One marketing tool and a key to Belron US’s continued growth within the insurance and fleet sectors is the promotion and use of the Guaranteed Average Invoice (GAI). Simply put, Safelite will be paid a certain amount for any claim that is put forth to them.
By itself, the GAI is a boon between the two contract parties. The insurer client’s financial liability is limited along with the assumption of claim administration costs that Safelite Solutions will take over. Belron is paid X amount for each and every glass claim that is generated and processed. The GAI is not a new concept. Glass shops have used a fixed cost for fleet replacements for decades. The GAI is a perfectly legal conveyance to use; however, it underscores one of the industry’s thorniest problems—that of having the nation’s largest installation firm also acting as a claims administrator for the rest of the nation’s retail competition. That unbalanced relationship creates so many potential and actual conflicts between Belron US and all other shops that just are not allowed or exist in other areas of the business world.

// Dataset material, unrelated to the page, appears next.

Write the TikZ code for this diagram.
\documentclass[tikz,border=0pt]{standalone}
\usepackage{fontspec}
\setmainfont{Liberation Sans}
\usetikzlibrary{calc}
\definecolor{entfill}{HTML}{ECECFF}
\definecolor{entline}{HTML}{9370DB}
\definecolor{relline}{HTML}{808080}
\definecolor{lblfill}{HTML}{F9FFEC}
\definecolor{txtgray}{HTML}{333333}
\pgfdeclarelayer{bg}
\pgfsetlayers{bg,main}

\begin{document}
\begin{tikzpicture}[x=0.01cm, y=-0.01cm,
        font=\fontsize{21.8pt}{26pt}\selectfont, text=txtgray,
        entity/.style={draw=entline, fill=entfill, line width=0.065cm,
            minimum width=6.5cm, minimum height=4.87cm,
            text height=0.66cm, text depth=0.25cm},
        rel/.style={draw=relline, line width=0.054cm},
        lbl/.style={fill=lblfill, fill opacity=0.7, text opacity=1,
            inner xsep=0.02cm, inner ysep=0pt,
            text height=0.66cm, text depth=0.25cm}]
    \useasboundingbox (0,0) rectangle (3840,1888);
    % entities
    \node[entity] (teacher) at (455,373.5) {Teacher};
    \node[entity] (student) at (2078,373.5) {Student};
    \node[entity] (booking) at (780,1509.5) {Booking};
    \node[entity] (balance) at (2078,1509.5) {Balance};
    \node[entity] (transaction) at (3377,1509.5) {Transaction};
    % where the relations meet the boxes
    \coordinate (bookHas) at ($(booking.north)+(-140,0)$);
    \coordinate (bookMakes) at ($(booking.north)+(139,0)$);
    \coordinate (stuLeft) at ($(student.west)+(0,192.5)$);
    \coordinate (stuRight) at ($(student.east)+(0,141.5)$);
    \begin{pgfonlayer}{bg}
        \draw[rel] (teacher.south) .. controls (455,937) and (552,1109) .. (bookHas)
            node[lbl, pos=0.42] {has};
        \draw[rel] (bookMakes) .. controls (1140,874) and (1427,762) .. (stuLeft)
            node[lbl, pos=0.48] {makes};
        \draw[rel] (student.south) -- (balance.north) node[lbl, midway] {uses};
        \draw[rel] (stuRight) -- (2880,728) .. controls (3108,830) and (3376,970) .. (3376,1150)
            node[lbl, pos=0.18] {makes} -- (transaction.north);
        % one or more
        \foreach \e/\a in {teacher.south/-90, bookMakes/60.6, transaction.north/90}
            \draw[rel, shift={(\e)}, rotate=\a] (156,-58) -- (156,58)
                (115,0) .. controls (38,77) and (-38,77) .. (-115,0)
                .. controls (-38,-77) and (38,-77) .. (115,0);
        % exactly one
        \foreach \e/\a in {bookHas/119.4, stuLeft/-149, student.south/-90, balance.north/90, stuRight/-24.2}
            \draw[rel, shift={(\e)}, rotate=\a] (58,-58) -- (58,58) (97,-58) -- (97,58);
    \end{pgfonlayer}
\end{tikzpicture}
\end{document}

Can you imagine Toyota approving the MSRP of a GM vehicle, or Microsoft directing Apple or Linux on what is a fair and reasonable rate of return for its operating software?
This market dominance has taken place not just due to a series of calculated purchases that would be considered “organic.” The growth is fueled by a number of what many independent shops would consider unfair business practices that emanate from an installer-owned third-party administrator.

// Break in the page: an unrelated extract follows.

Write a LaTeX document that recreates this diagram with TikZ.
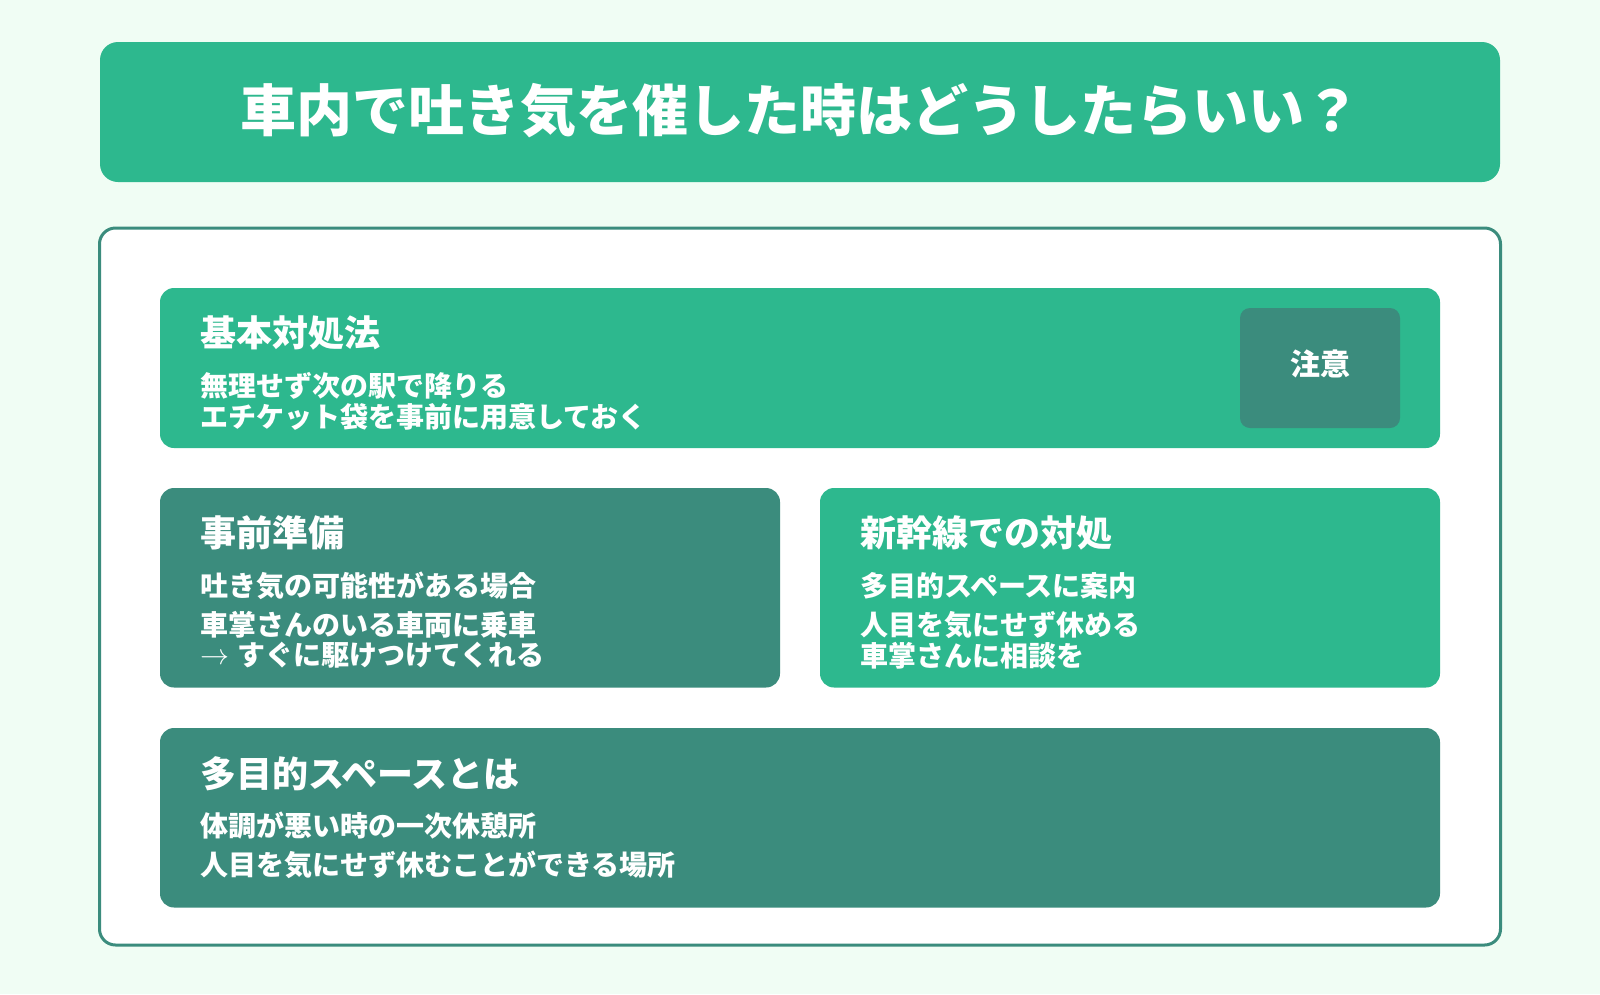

From my perspective, the GAI becomes the source of the abuses that many independents feel that Belron US inflicts upon them. Like Wal-Mart, Safelite’s expenses have to be tightly managed in order to gain maximum profitability. The greater the work volume (whether it is auto glass installation and lately even more so in repair) it can keep “in-house,” the greater the return. From the very first contact by the Solutions CSR, scripts are employed with the purpose of managing—even directing—the claimant’s behavior when it comes to the choice of glass vendors. This is called steering. If a non-Safelite shop is chosen specifically, the matter of “approved” charges becomes an issue. The glass shop is contacted and a script read dictating specific prices and terms. Both the shop and insured are made aware that if those charges exceed the stated figures, financial liability will end from the insurer’s side. If that fails, despite corporate denials, there appears to be mounting evidence that claimant contact data is being transmitted from Solutions’ sources to the installation side in some regions in the hope that either a repair or glass replacement can be recovered when it appears that it may be lost to a competitor.

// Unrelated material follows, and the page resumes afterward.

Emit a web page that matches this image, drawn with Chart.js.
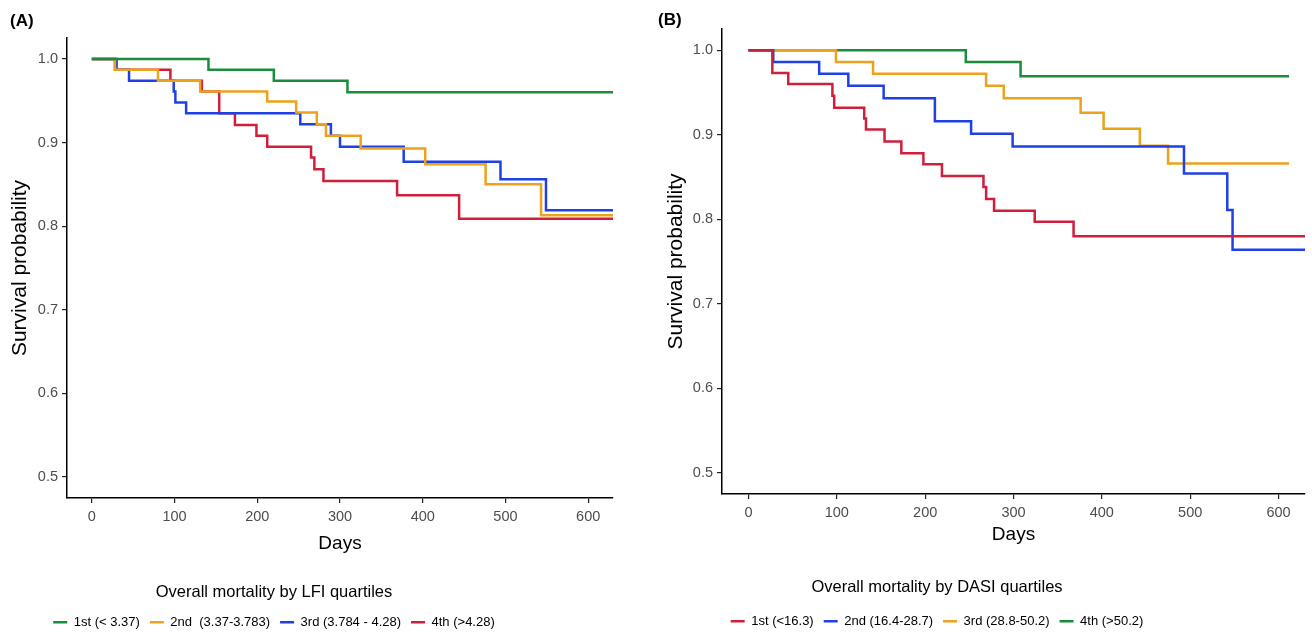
<!DOCTYPE html>
<html>
<head>
<meta charset="utf-8">
<title>Overall mortality by LFI and DASI quartiles</title>
<script src="https://cdn.jsdelivr.net/npm/chart.js@4.4.1/dist/chart.umd.min.js"></script>
<style>
  html, body { margin: 0; padding: 0; background: #fff; }
  #wrap { position: relative; width: 1312px; height: 634px; }
  canvas { position: absolute; top: 0; }
  #chartA { left: 0; }
  #chartB { left: 650px; }
</style>
</head>
<body>
<div id="wrap">
  <canvas id="chartA" width="650" height="634"></canvas>
  <canvas id="chartB" width="662" height="634"></canvas>
</div>
<script>
/* Data read off the figure */
const dayTicks = [0, 100, 200, 300, 400, 500, 600];
const survTicks = [0.5, 0.6, 0.7, 0.8, 0.9, 1.0];

// (A) LFI quartiles
const lfiLabels = ['1st (< 3.37)', '2nd  (3.37-3.783)', '3rd (3.784 - 4.28)', '4th (>4.28)'];
const lfi1Days = [0, 141, 220, 309, 630];
const lfi1Surv = [1, 0.987, 0.974, 0.960, 0.960];
const lfi2Days = [0, 28, 80, 131, 212, 247, 272, 283, 325, 403, 476, 543, 630];
const lfi2Surv = [1, 0.987, 0.974, 0.961, 0.949, 0.936, 0.922, 0.908, 0.893, 0.874, 0.850, 0.813, 0.813];
const lfi3Days = [0, 30, 45, 99, 101, 114, 252, 289, 300, 377, 494, 549, 630];
const lfi3Surv = [1, 0.987, 0.974, 0.961, 0.948, 0.935, 0.922, 0.908, 0.895, 0.877, 0.856, 0.819, 0.819];
const lfi4Days = [0, 28, 95, 133, 154, 173, 199, 212, 265, 269, 280, 369, 444, 630];
const lfi4Surv = [1, 0.987, 0.974, 0.961, 0.935, 0.921, 0.908, 0.895, 0.882, 0.868, 0.854, 0.837, 0.809, 0.809];

// (B) DASI quartiles
const dasiLabels = ['1st (<16.3)', '2nd (16.4-28.7)', '3rd (28.8-50.2)', '4th (>50.2)'];
const dasi1Days = [0, 27, 45, 95, 97, 131, 133, 154, 173, 198, 219, 266, 269, 278, 324, 368, 630];
const dasi1Surv = [1, 0.973, 0.960, 0.946, 0.932, 0.919, 0.906, 0.892, 0.878, 0.865, 0.851, 0.838, 0.824, 0.810, 0.797, 0.780, 0.780];
const dasi2Days = [0, 28, 80, 113, 153, 211, 252, 299, 493, 542, 548, 630];
const dasi2Surv = [1, 0.986, 0.972, 0.958, 0.943, 0.916, 0.901, 0.886, 0.854, 0.811, 0.764, 0.764];
const dasi3Days = [0, 99, 141, 269, 289, 376, 402, 443, 475, 612];
const dasi3Surv = [1, 0.986, 0.972, 0.958, 0.943, 0.926, 0.907, 0.887, 0.866, 0.866];
const dasi4Days = [0, 246, 308, 612];
const dasi4Surv = [1, 0.986, 0.969, 0.969];

/* Styles */
const green = '#1a8c3c', orange = '#eca21c', blue = '#1f40e4', red = '#cf1f3c';
const fontFamily = "'Liberation Sans', Arial, Helvetica, sans-serif";
Chart.defaults.font.family = fontFamily;
Chart.defaults.color = '#000';

// moves the bottom legend so its items are centred on a given x
const legendShift = {
    id: 'legendShift',
    afterLayout(chart, args, opts) {
        const lg = chart.legend;
        if (!lg || opts.center == null) return;
        const w = lg.right - lg.left;
        lg.left = opts.center - w / 2;
        lg.right = opts.center + w / 2;
    }
};

function series(label, days, surv, color) {
    return {
        label: label,
        data: days.map((d, i) => ({ x: d, y: surv[i] })),
        borderColor: color,
        backgroundColor: color,
        borderWidth: 2.5,
        stepped: 'before',
        pointRadius: 0,
        pointHoverRadius: 0,
        fill: false
    };
}

function kmChart(canvasId, datasets, p) {
    return new Chart(document.getElementById(canvasId).getContext('2d'), {
        type: 'line',
        data: { datasets: datasets },
        plugins: [legendShift],
        options: {
            responsive: false,
            animation: false,
            layout: { padding: { left: p.padLeft, right: p.padRight, top: 0, bottom: 0 } },
            scales: {
                x: {
                    type: 'linear',
                    min: -30,
                    max: 630,
                    afterBuildTicks: s => { s.ticks = dayTicks.map(v => ({ value: v })); },
                    afterFit: s => { s.height = p.xAxisH; },
                    grid: { drawOnChartArea: false, drawTicks: true, tickLength: 5, color: '#222', lineWidth: 1.2 },
                    border: { display: true, color: '#000', width: 1.5 },
                    ticks: { color: '#4d4d4d', font: { size: 14.5 }, padding: 5, maxRotation: 0, callback: v => String(v) },
                    title: { display: true, text: 'Days', color: '#000', font: { size: 19 }, padding: { top: 0, bottom: p.daysGap } }
                },
                y: {
                    type: 'linear',
                    min: 0.475,
                    max: 1.025,
                    afterBuildTicks: s => { s.ticks = survTicks.map(v => ({ value: v })); },
                    afterFit: s => { s.width = p.yAxisW; },
                    grid: { drawOnChartArea: false, drawTicks: true, tickLength: 5, color: '#222', lineWidth: 1.2 },
                    border: { display: true, color: '#000', width: 1.5 },
                    ticks: { color: '#4d4d4d', font: { size: 14.5 }, padding: 4, callback: v => v.toFixed(1) },
                    title: { display: true, text: 'Survival probability', color: '#000', font: { size: 21, lineHeight: 1 }, padding: { top: p.yTitleGap, bottom: 0 } }
                }
            },
            plugins: {
                title: {
                    display: true,
                    text: p.panel,
                    align: 'start',
                    color: '#000',
                    font: { size: 17, weight: 'bold', lineHeight: 1 },
                    padding: { top: p.panelTop, bottom: p.panelBottom }
                },
                legend: {
                    position: 'bottom',
                    maxHeight: p.legendH,
                    labels: {
                        usePointStyle: true,
                        pointStyle: 'line',
                        pointStyleWidth: 14,
                        padding: 10,
                        color: '#000',
                        font: { size: 13 }
                    },
                    title: {
                        display: true,
                        text: p.legendTitle,
                        color: '#000',
                        font: { size: 16.5 },
                        padding: { top: 0, bottom: p.legendTitleGap }
                    }
                },
                legendShift: { center: p.legendCenter },
                tooltip: { enabled: false }
            }
        }
    });
}

const chartA = kmChart('chartA', [
    series(lfiLabels[0], lfi1Days, lfi1Surv, green),
    series(lfiLabels[1], lfi2Days, lfi2Surv, orange),
    series(lfiLabels[2], lfi3Days, lfi3Surv, blue),
    series(lfiLabels[3], lfi4Days, lfi4Surv, red)
], {
    panel: '(A)', padLeft: 10, padRight: 37, yAxisW: 57, yTitleGap: 0,
    panelTop: 13, panelBottom: 8, xAxisH: 86, daysGap: 29, legendH: 50,
    legendTitle: 'Overall mortality by LFI quartiles', legendTitleGap: 2, legendCenter: 274
});

const chartB = kmChart('chartB', [
    series(dasiLabels[0], dasi1Days, dasi1Surv, red),
    series(dasiLabels[1], dasi2Days, dasi2Surv, blue),
    series(dasiLabels[2], dasi3Days, dasi3Surv, orange),
    series(dasiLabels[3], dasi4Days, dasi4Surv, green)
], {
    panel: '(B)', padLeft: 8, padRight: 7, yAxisW: 64, yTitleGap: 8,
    panelTop: 12, panelBottom: 0, xAxisH: 85, daysGap: 33, legendH: 55,
    legendTitle: 'Overall mortality by DASI quartiles', legendTitleGap: 6, legendCenter: 287
});
</script>
</body>
</html>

The new national branding efforts have used windshield repair to attract new business. The ads alert consumers to the value and availability of Safelite’s repair services, particularly with respect to the possibility of a no-cost benefit if insured. The completed repair becomes a very large profit source for Belron US when it is applied toward the GAI for its client insurers, who are literally paying for its marketing campaign and then some.
Some will argue that Belron US has brought “order” and pricing stability to insurers. By helping insurers reduce claim costs, the company has won both support and political influence by allying themselves with the casualty industry. Any effort to increase vendor choice for consumers has been met with great resistance by insurance lobbying groups underscoring the blurred lines that exist between TPAs, corporate glass and the casualty insurance industry.
What’s ahead for both Belron US and the thousands of other glass shops that dot the country? Belron US wants to be the auto glass equivalent of its Wal-Mart role model and it is well on its way to achieving that goal. The company has worked toward this goal by targeting the most profitable sector of our industry, creating services and products that cater and benefit the insurance industry.
Some independent observers also have cited Belron’s wholesale glass arm, Service, with indulging and marketing its glass to the very price-conscious sector of our industry. It has the effect of sustaining a backside, low-price marketplace that can bleed profits from established shops that Safelite competes against. It becomes a win/win for Belron and the opposite for many others.
Much of this news admittedly sounds bleak for many independents. However, control still remains in their hands. Shop owners have the ability to know, understand and operate in their local markets. Many consumers resent the grasping nature of an international corporation or greedy insurer and once informed of such, many times become sympathetic in using local vendors. While Safelite may be cited in its hometown of Columbus, Ohio, as an appreciated employer, I will wager that a local glass shop has the far greater chance of garnering those awards in such diverse places as Boise, Idaho, Austin, Texas, and Anyothertown, USA.
This is should also be a wake-up call to any shop that keeping up with technology and maintaining and updating infrastructure are important if not mandatory. It’s “March or Die” in these hard economic times with survival of the fittest being the primary law of this jungle we call the auto glass industry.
Yet what is needed most is the ability to act in a concerted effort with many other shops with respect to issues of mutual interest. We simply have lacked any sort of national or even statewide ability to strongly unite into an effective trade group. We fight among ourselves, ignoring the larger more important battles that are being pressed against us. In short, we fiddle like the Roman emperor Nero, while Rome burns. From issues like parts quality to certifications and steering, the independents represent the largest voice—yet it is the most muted and diffused due to its diversity. That has to change and grow into a body of influence in order to hopefully counterbalance the growing power and predominance of a single corporate entity that is feasting on and could be suspected of encouraging our disunity and chaos.
What we need is organization and money. In order to exact reforms, they have to be addressed either politically or legally. Most of all, we require involvement from more independents. There is a huge pool of talent and energy out in this country that is either too busy to see the big picture or too critical of existing associations. That hasn’t changed in the years this column has been written. What also hasn’t changed is the growth and influence of Belron US. That company has a goal—what is ours?